Nunca más se supo de ellos. “Si nos movíamos nos mataban. No pudimos hacer nada por nuestros compañeros”, lamenta.

La noche violenta se extenderá hasta eso de las siete del día siguiente. Esas horas se resumen en balas, heridos y la búsqueda de un refugio. Antes del mediodía llegó la primera noticia: encontraron el cuerpo de uno de sus compañeros, Julio César Mondragón. Estaba desollado, sin ojos y con quemaduras en el cuerpo. “Totalmente torturado”, resume Francisco, que tiene 19 años, juega al fútbol y sobrevive con la camiseta de los 43 puesta, la de los compañeros que desde esa noche no volvieron a ver. Ni vivos, ni muertos.

La digna rabia

“Hace ocho meses que no sabemos en qué condiciones están nuestros hijos”. Hilda Legideño Vargas es la mamá de Jorge Antonio Tizapa Legideño, un estudiante de 20, padre de una nena de un año y medio. “Ella lo está esperando”, cuenta la mujer, aún con esperanzas. El relato de los padres es una cronología de promesas y apariciones de cuerpos que no son los que buscan. Son, sin embargo, cuerpos que coinciden con una larga lista de desapariciones y asesinatos que describen el México actual. “El gobierno dice que este es un hecho aislado, pero hay más de 30 mil desaparecidos en el país. Ya no lo podemos permitir, porque tenemos más hijos y nietos”.
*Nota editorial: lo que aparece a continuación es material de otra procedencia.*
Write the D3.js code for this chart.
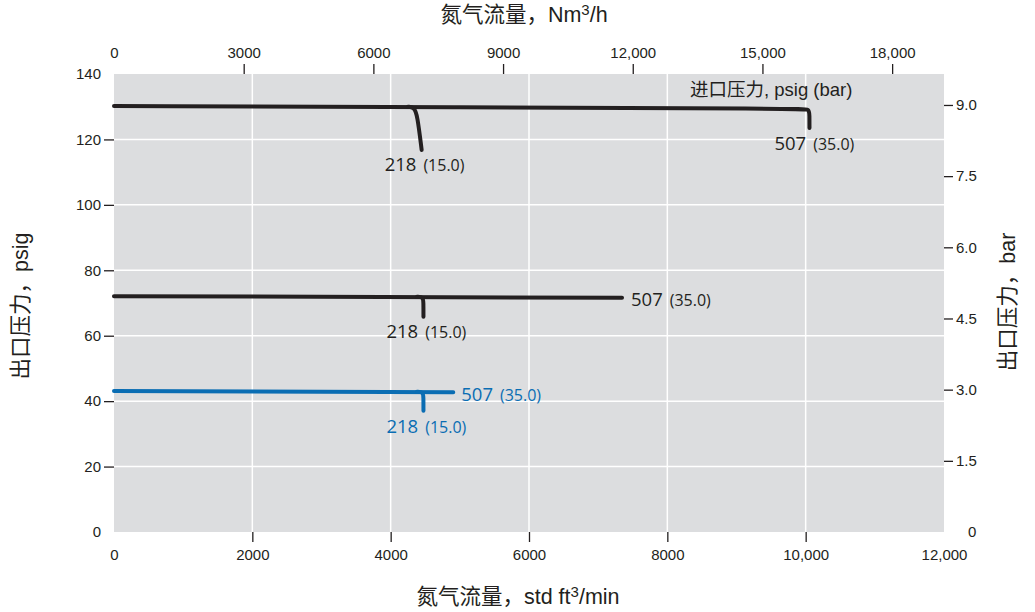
<!DOCTYPE html>
<html><head><meta charset="utf-8">
<script src="https://cdn.jsdelivr.net/npm/d3@7"></script>
<style>
body{margin:0;background:#fff;}
svg{display:block;}
.tick text{font-family:"Liberation Sans",Arial,sans-serif;font-size:15px;fill:#231f20;}
</style></head>
<body>
<svg id="chart" width="1035" height="612"></svg>
<script>
// ---------- data ----------
const xTicksScfm = [0, 2000, 4000, 6000, 8000, 10000, 12000];
const xTicksNm3h = [0, 3000, 6000, 9000, 12000, 15000, 18000];
const yTicksPsig = [0, 20, 40, 60, 80, 100, 120, 140];
const yTicksBar = [0, 1.5, 3.0, 4.5, 6.0, 7.5, 9.0];
const inletPsig = ["218", "507"];
const inletBar = ["(15.0)", "(35.0)"];

// outlet 130 psig setting
const main130 = [[0, 130.2], [5000, 129.9], [9930, 129.35], [10050, 129.3], [10055, 127.5], [10055, 123.5]];
const branch130 = [[4250, 130], [4340, 129.8], [4385, 127.5], [4448, 116.8]];
// outlet 72 psig setting
const main72 = [[0, 72.1], [7345, 71.6]];
const branch72 = [[4380, 71.9], [4468, 71.85], [4474, 70.2], [4474, 65.8]];
// outlet 43 psig setting
const main43 = [[0, 43.1], [4905, 42.75]];
const branch43 = [[4380, 42.85], [4468, 42.8], [4474, 41.3], [4474, 37.1]];

const scfmPerNm3h = 0.625;   // top axis conversion
const psigPerBar = 14.5038;  // right axis conversion

// ---------- layout ----------
const W = 1035, H = 612;
const L = 114, R = 944, T = 74, B = 532;
const black = "#231f20", blue = "#0a6db3", bg = "#dcdddf";

const svg = d3.select("#chart");
const x = d3.scaleLinear().domain([0, 12000]).range([L, R]);
const xTop = d3.scaleLinear().domain([0, 12000 / scfmPerNm3h]).range([L, R]);
const y = d3.scaleLinear().domain([0, 140]).range([B, T]);
const yBar = d3.scaleLinear().domain([0, 140 / psigPerBar]).range([B, T]);

svg.append("rect").attr("x", L).attr("y", T).attr("width", R - L).attr("height", B - T).attr("fill", bg);

// grid
svg.append("g").selectAll("line").data(xTicksScfm.slice(1, -1)).join("line")
  .attr("x1", d => x(d)).attr("x2", d => x(d)).attr("y1", T).attr("y2", B)
  .attr("stroke", "#fff").attr("stroke-width", 1.5);
svg.append("g").selectAll("line").data(yTicksPsig.slice(1, -1)).join("line")
  .attr("y1", d => y(d)).attr("y2", d => y(d)).attr("x1", L).attr("x2", R)
  .attr("stroke", "#fff").attr("stroke-width", 1.5);

const fmt = v => v >= 10000 ? d3.format(",")(v) : String(v);

function styleAxis(g, edgeVals) {
  g.select(".domain").remove();
  g.selectAll(".tick line").attr("stroke", black).attr("stroke-width", 1.3)
    .attr("opacity", d => edgeVals.includes(d) ? 0 : 1);
}

svg.append("g").attr("transform", `translate(0,${B})`)
  .call(d3.axisBottom(x).tickValues(xTicksScfm).tickFormat(fmt).tickSize(10).tickPadding(7))
  .call(g => styleAxis(g, [0, 12000]));
svg.append("g").attr("transform", `translate(0,${T})`)
  .call(d3.axisTop(xTop).tickValues(xTicksNm3h).tickFormat(fmt).tickSize(10).tickPadding(6))
  .call(g => styleAxis(g, [0]));
svg.append("g").attr("transform", `translate(${L},0)`)
  .call(d3.axisLeft(y).tickValues(yTicksPsig).tickSize(10).tickPadding(3))
  .call(g => styleAxis(g, [0, 140]));
svg.append("g").attr("transform", `translate(${R},0)`)
  .call(d3.axisRight(yBar).tickValues(yTicksBar).tickFormat(d => d === 0 ? "0" : d3.format(".1f")(d)).tickSize(9).tickPadding(3))
  .call(g => styleAxis(g, [0]))
  .call(g => g.selectAll(".tick text").attr("dx", d => d === 0 ? 12 : 0));

// curves
const line = d3.line().x(d => x(d[0])).y(d => y(d[1])).curve(d3.curveBasis);
const series = [
  {main: main130, branch: branch130, color: black},
  {main: main72, branch: branch72, color: black},
  {main: main43, branch: branch43, color: blue}
];
series.forEach(s => {
  [s.main, s.branch].forEach(pts => {
    svg.append("path").attr("d", line(pts)).attr("fill", "none")
      .attr("stroke", s.color).attr("stroke-width", 4).attr("stroke-linecap", "round").attr("stroke-linejoin", "round");
  });
});

// inlet pressure labels
const lblFont = '"Open Sans","Noto Sans",sans-serif';
function inletLabel(px, py, i, color) {
  const t = svg.append("text").attr("x", px).attr("y", py).attr("fill", color).attr("font-family", lblFont);
  t.append("tspan").attr("font-size", 18.5).text(inletPsig[i]);
  t.append("tspan").attr("font-size", 16).attr("dx", 7).text(inletBar[i]);
}
const end = pts => pts[pts.length - 1];
const labelOffsets = [
  {lo: [-37, 21], hi: [-35, 22]},
  {lo: [-37, 21], hi: [9, 8]},
  {lo: [-37, 22], hi: [8, 8.5]}
];
series.forEach((s, k) => {
  const b = end(s.branch), m = end(s.main), o = labelOffsets[k];
  inletLabel(x(b[0]) + o.lo[0], y(b[1]) + o.lo[1], 0, s.color);
  inletLabel(x(m[0]) + o.hi[0], y(m[1]) + o.hi[1], 1, s.color);
});

svg.append("text").attr("x", 690).attr("y", 96).attr("fill", black)
  .attr("font-family", '"Liberation Sans","Noto Sans CJK SC",sans-serif').attr("font-size", 18.5)
  .text("进口压力, psig (bar)");

// axis titles
const titleFont = '"Liberation Sans","Noto Sans CJK SC",sans-serif';
function title(xp, yp, rot, parts) {
  const t = svg.append("text").attr("transform", `translate(${xp},${yp}) rotate(${rot})`)
    .attr("text-anchor", "middle").attr("font-family", titleFont).attr("font-size", 21.5).attr("fill", black);
  parts.forEach(p => {
    const ts = t.append("tspan").text(p.t);
    if (p.sup) ts.attr("font-size", 15).attr("dy", -7);
    if (p.after) ts.attr("dy", 7);
  });
}
title(524, 22, 0, [{t: "氮气流量，Nm"}, {t: "3", sup: true}, {t: "/h", after: true}]);
title(518, 604, 0, [{t: "氮气流量，std ft"}, {t: "3", sup: true}, {t: "/min", after: true}]);
title(28, 306, -90, [{t: "出口压力，psig"}]);
title(1015, 302, -90, [{t: "出口压力，bar"}]);
</script>
</body></html>
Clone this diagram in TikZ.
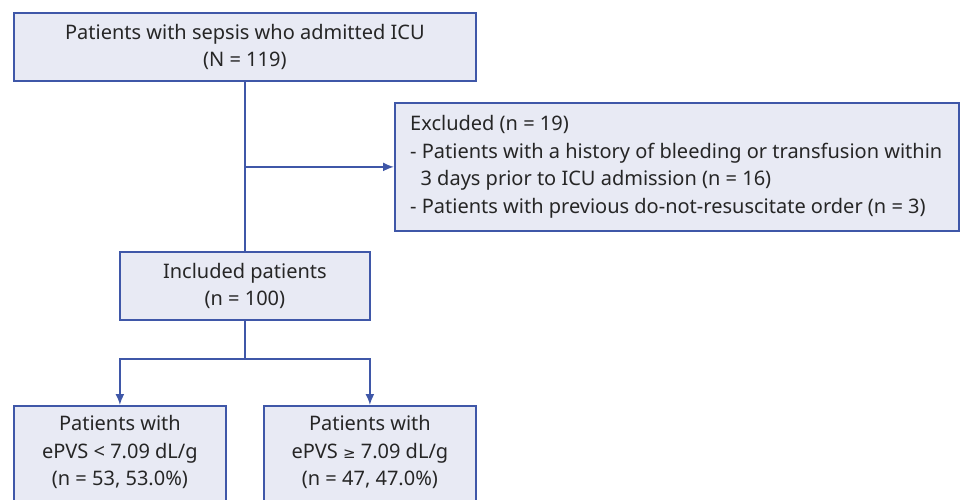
\documentclass[tikz,border=0pt]{standalone}
\usepackage{fontspec}
\setmainfont{Noto Sans}
\newfontfamily\symfont{DejaVu Sans}
\usetikzlibrary{arrows.meta,positioning,calc}
\definecolor{boxfill}{HTML}{E8EAF4}
\definecolor{boxline}{HTML}{3F57A8}
\definecolor{txt}{HTML}{262626}
\tikzset{
  box/.style={draw=boxline, fill=boxfill, line width=1.8pt, inner sep=0pt, anchor=north west},
  lbl/.style={text=txt, font=\fontsize{20}{27.5}\selectfont, inner sep=0pt},
  conn/.style={draw=boxline, line width=1.8pt},
  arr/.style={conn, -{Latex[length=11pt,width=9pt]}},
}
\begin{document}
\begin{tikzpicture}[x=1pt,y=-1pt]
\useasboundingbox (0,0) rectangle (966,499);
\clip (0,0) rectangle (966,499);
% boxes
\node[box, minimum width=462pt, minimum height=68pt] (top) at (13,12) {};
\node[lbl, align=center] (toptxt) at (top.center) {Patients with sepsis who admitted ICU\\(N = 119)};
\node[box, minimum width=564pt, minimum height=128pt] (excl) at (394,102) {};
\node[lbl, align=left, anchor=west] (excltxt) at ($(excl.west)+(16pt,0)$) {Excluded (n = 19)\\- Patients with a history of bleeding or transfusion within\\\ \ 3 days prior to ICU admission (n = 16)\\- Patients with previous do-not-resuscitate order (n = 3)};
\node[box, minimum width=250pt, minimum height=68pt] (inc) at (119,251) {};
\node[lbl, align=center] (inctxt) at (inc.center) {Included patients\\(n = 100)};
\node[box, minimum width=212pt, minimum height=110pt] (lo) at (13,405) {};
\node[lbl, align=center] (lotxt) at ($(lo.north)+(0,-47pt)$) {Patients with\\ePVS < 7.09 dL/g\\(n = 53, 53.0\%)};
\node[box, minimum width=212pt, minimum height=110pt] (hi) at (263,405) {};
\node[lbl, align=center] (hitxt) at ($(hi.north)+(0,-47pt)$) {Patients with\\ePVS {\symfont\fontsize{15}{15}\selectfont ≥} 7.09 dL/g\\(n = 47, 47.0\%)};
% connectors
\draw[conn] (top.south) -- (inc.north);
\draw[arr] (top.south |- excl.west) -- (excl.west);
\coordinate (split) at ($(inc.south)+(0,-38pt)$);
\draw[conn] (inc.south) -- (split);
\draw[arr] (split) -| (lo.north);
\draw[arr] (split) -| (hi.north);
\end{tikzpicture}
\end{document}
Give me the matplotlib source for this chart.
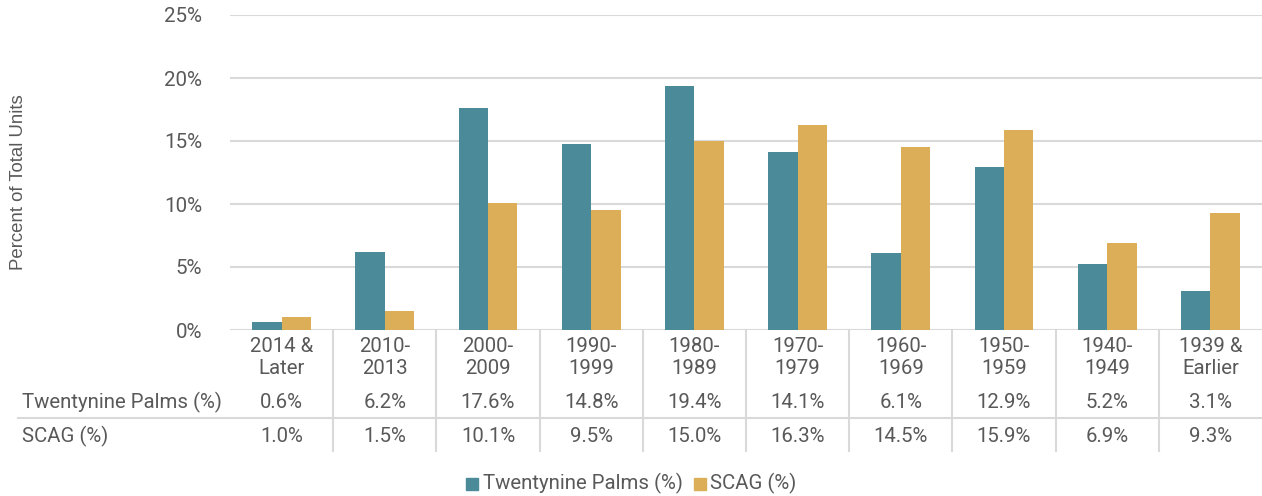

Mario César González Contreras, el papá de César Manuel, se suma. Hablando desde un dolor continuo, que desaparecerá sin trazos en el momento en que vuelva a abrazar a su hijo. Un dolor al que llega a restarle importancia. “El que importa es el dolor del hijo, porque no sabemos en qué condiciones se encuentra. No somos sólo nosotros, somos miles y ya estamos hasta la madre de este de gobierno. Estamos muy dolidos, pero también sentimos rabia”.

Los cuatro de la Caravana representan a su comunidad con confianza. No cumplen otro papel que ser ellos mismos: padres y estudiantes doloridos y enfurecidos a la vez.

Francisco asegura que desde el 26 de septiembre de 2014 tiene muchas más ganas de ser maestro que antes. “Ser maestro rural es lo mejor”, cuenta, fascinado. “Vas a lugares marginados a dar clases a niños que no tienen para estudiar. Un maestro egresado de la Normal de Ayotzinapa cobra una miseria. Pero si ve que un alumno no tiene cuaderno, se lo paga él. Es un orgullo ser parte de eso. Ahora está difícil, pero queremos y vamos a ser maestros”.

Donde los más pobres pueden estudiar

La Escuela Normal Rural Raúl Isidro Burgos se conoce, desde hace meses, como la escuela Normal de Ayotzinapa por la localidad donde está ubicada. A veces, incluso, su denominación se resume al nombre del pueblo. Los alumnos de la escuela, sólo varones, viven ahí por cuatro años. La mayoría son hijos de campesinos, chicos pobres que, si no hubiera esa oferta, no tendrían dónde estudiar. Cada año tiene lugar para 140 alumnos.

La institución está signada por la lucha. Son sus estudiantes los que pelearon para que no se bajara la matrícula –y dos murieron en esa manifestación– y son sus estudiantes los que salen a pedir dinero en poblaciones vecinas para sostener la escuela de pie.

Incluso, cuando terminan las clases, ellos trabajan la tierra para costear las comidas. Las distintas crónicas e imágenes sobre Ayotzinapa muestran la pobreza de la escuela. Una imagen habla por cualquier descripción: los chicos no tienen colchones y duermen sobre cartones. Los jóvenes estudiantes, contó Francisco, se reúnen cada día, a las 19.30, para debatir sobre su rol en el país y sobre quiénes son ellos en el mundo que les tocó habitar.

“Aprendemos y nos orientamos sobre qué es Ayotzinapa: cuna de conciencia, la que abraza a hijos de campesinos, gente humilde, proletaria, la gente que siempre han pisoteado, que quiere salir adelante, que quiere una mejor vida para su familia”.